“We all want to have better cell service. I just don’t know how we get to the decision.”
— Mayor Jim Brown
Get a champion.
For goodness sakes, talk about another Longboat Key tar baby. That’s what this is.
And we all know the story: Some Longboat residents would love to have a 150-foot cell tower erected on the north side of the Key to improve their cellphone reception. Other Longboat residents are rabidly opposed; they say beautiful Longboat Key is no place for a cell tower, even if it’s disguised as a pine tree.
(As an aside, as of last week, that strident opposition declined by one. Former Mayor Jeremy Whatmough and his wife, Myrna, closed on the sale of their Gulf of Mexico Drive home across the street from the former site of a proposed cell tower. The former mayor acknowledged he no longer has standing, but he still believes “Longboat Key is no place for a cell tower.”)
And then, of course, there is the Town Commission.
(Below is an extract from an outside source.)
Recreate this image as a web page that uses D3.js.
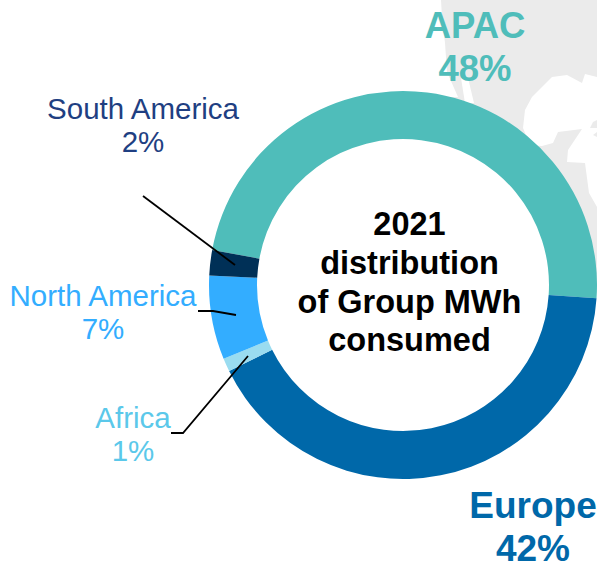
<!DOCTYPE html>
<html><head><meta charset="utf-8">
<script src="https://cdn.jsdelivr.net/npm/d3@7/dist/d3.min.js"></script>
<style>html,body{margin:0;padding:0;background:#fff}svg{display:block}text{font-family:"Liberation Sans",Arial,sans-serif}</style>
</head><body><svg id="c" width="597" height="563"></svg>
<script>
const categories=["APAC","Europe","Africa","North America","South America"];
const shares=[48.2,41.6,1.1,7.0,2.1];
const sliceColors=["#4fbdba","#0068a9","#9adcf0","#33adff","#003057"];
const labelColors=["#4fbdba","#0068a9","#5bc8ea","#33adff","#1f3f82"];
const labelPos=[[475,37.5,"b",36.5],[533,518,"b",37],[133,428,"n",29.5],[103,306,"n",29.5],[143,119,"n",29.5]];
const centerLines=["2021","distribution","of Group MWh","consumed"];
const leaders=[[[143,196],[235,265]],[[198,311],[213,311],[236,315]],[[171,433],[183,433],[248,356]]];
const mapOutline=[[441,0],[597,0],[597,77],[585,74],[582,83],[567,75],[552,77],[532,97],[525,110],[523,128],[530,145],[542,146],[553,143],[558,132],[582,129],[568,150],[567,162],[585,163],[589,193],[597,207],[597,290],[403,290],[403,97],[458,97],[447,72],[445,43],[442,17]];
const mapInlet=[[461,78],[468,78],[474,103],[465,103]];
const mapIslands=[[[590,128],[593,122],[597,120],[597,128]],[[593,135],[597,132],[597,137]]];

const svg=d3.select("#c");
const cx=403,cy=285,R=194,r=146;
const line=d3.line();
svg.append("path").attr("d",line(mapOutline)+"Z").attr("fill","#ebebeb");
svg.append("path").attr("d",line(mapInlet)+"Z").attr("fill","#fff");
mapIslands.forEach(p=>svg.append("path").attr("d",line(p)+"Z").attr("fill","#ebebeb"));
svg.append("circle").attr("cx",cx).attr("cy",cy).attr("r",R-1).attr("fill","#fff");

const pie=d3.pie().sort(null).startAngle(280.4*Math.PI/180).endAngle((280.4+360)*Math.PI/180);
const arc=d3.arc().innerRadius(r).outerRadius(R);
const g=svg.append("g").attr("transform",`translate(${cx},${cy})`);
g.selectAll("path").data(pie(shares)).join("path").attr("d",arc).attr("fill",(d,i)=>sliceColors[i]);

svg.selectAll("path.leader").data(leaders).join("path").attr("class","leader")
  .attr("d",d=>line(d)).attr("fill","none").attr("stroke","#000").attr("stroke-width",1.8);

categories.forEach((c,i)=>{
  const [x,y,w,s]=labelPos[i];
  const t=svg.append("text").attr("text-anchor","middle").attr("fill",labelColors[i])
    .attr("font-size",s).attr("font-weight",w==="b"?"bold":"normal");
  t.append("tspan").attr("x",x).attr("y",y).text(c);
  t.append("tspan").attr("x",x).attr("y",y+(w==="b"?43:33)).text(Math.round(shares[i])+"%");
});
centerLines.forEach((l,i)=>{
  svg.append("text").attr("x",409.5).attr("y",235.3+i*38.7).attr("text-anchor","middle")
    .attr("font-size",32.5).attr("font-weight","bold").attr("fill","#000").text(l);
});
</script></body></html>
Commissioners have adopted the U.S. Senate approach to the issue — always avoiding a vote on whether a tower is permitted.
So commissioners turned to their bailout man, Town Manager David Bullock, hoping he would find the magic solution.
But if you talk to Bullock, he will tell you: It’s not the town government’s job to improve your cellular service.
“We clearly have a regulatory role in siting and land use,” Bullock told us. The issue of service, he said, is between the customer and the provider. As Bullock aptly recommended, Longboat residents should take their case to their carriers.
He’s right. If you don’t like your reception, complain to your carrier. Or, switch carriers.
Of course, that’s easier said than done. Bullock joked that Longboat residents have been turning to the town to solve this problem in part because residents can actually talk to someone. Try getting through to a human being at one of the cell carriers. Good luck with that.
So here’s what should happen: Do what Provincetown, Mass., did. In that vein:
1) First and foremost, Longboat Key residents, businesses and the town need a cellular-service champion. And he or she doesn’t have to be Bullock or a town employee. They could be a resident or a hired consultant. But this champion needs to be someone who has the skills to bring the town, the cellular providers and the companies that erect the towers or cell sites together.
2) The Town Commission needs to send the cell carriers a strong definitive message: Sorry, Longboat Key will never allow a 150-foot tower. An alternative must be used.
On that point, the Verizons and Sprints will squawk. They like to rent space on towers because towers are inexpensive.
But as Provincetown has shown (small-cell sites will provide that resort town with satsifactory coverage), the carriers will indeed negotiate when they know the town won’t budge.
3) If necessary, be willing to provide an incentive for the small-cell site contractor to do business here. In Provincetown, the government gave the contractors reduced rent on public buildings for five years.
Mr. Mayor, you want better service? Start by recruiting your cell-service champion.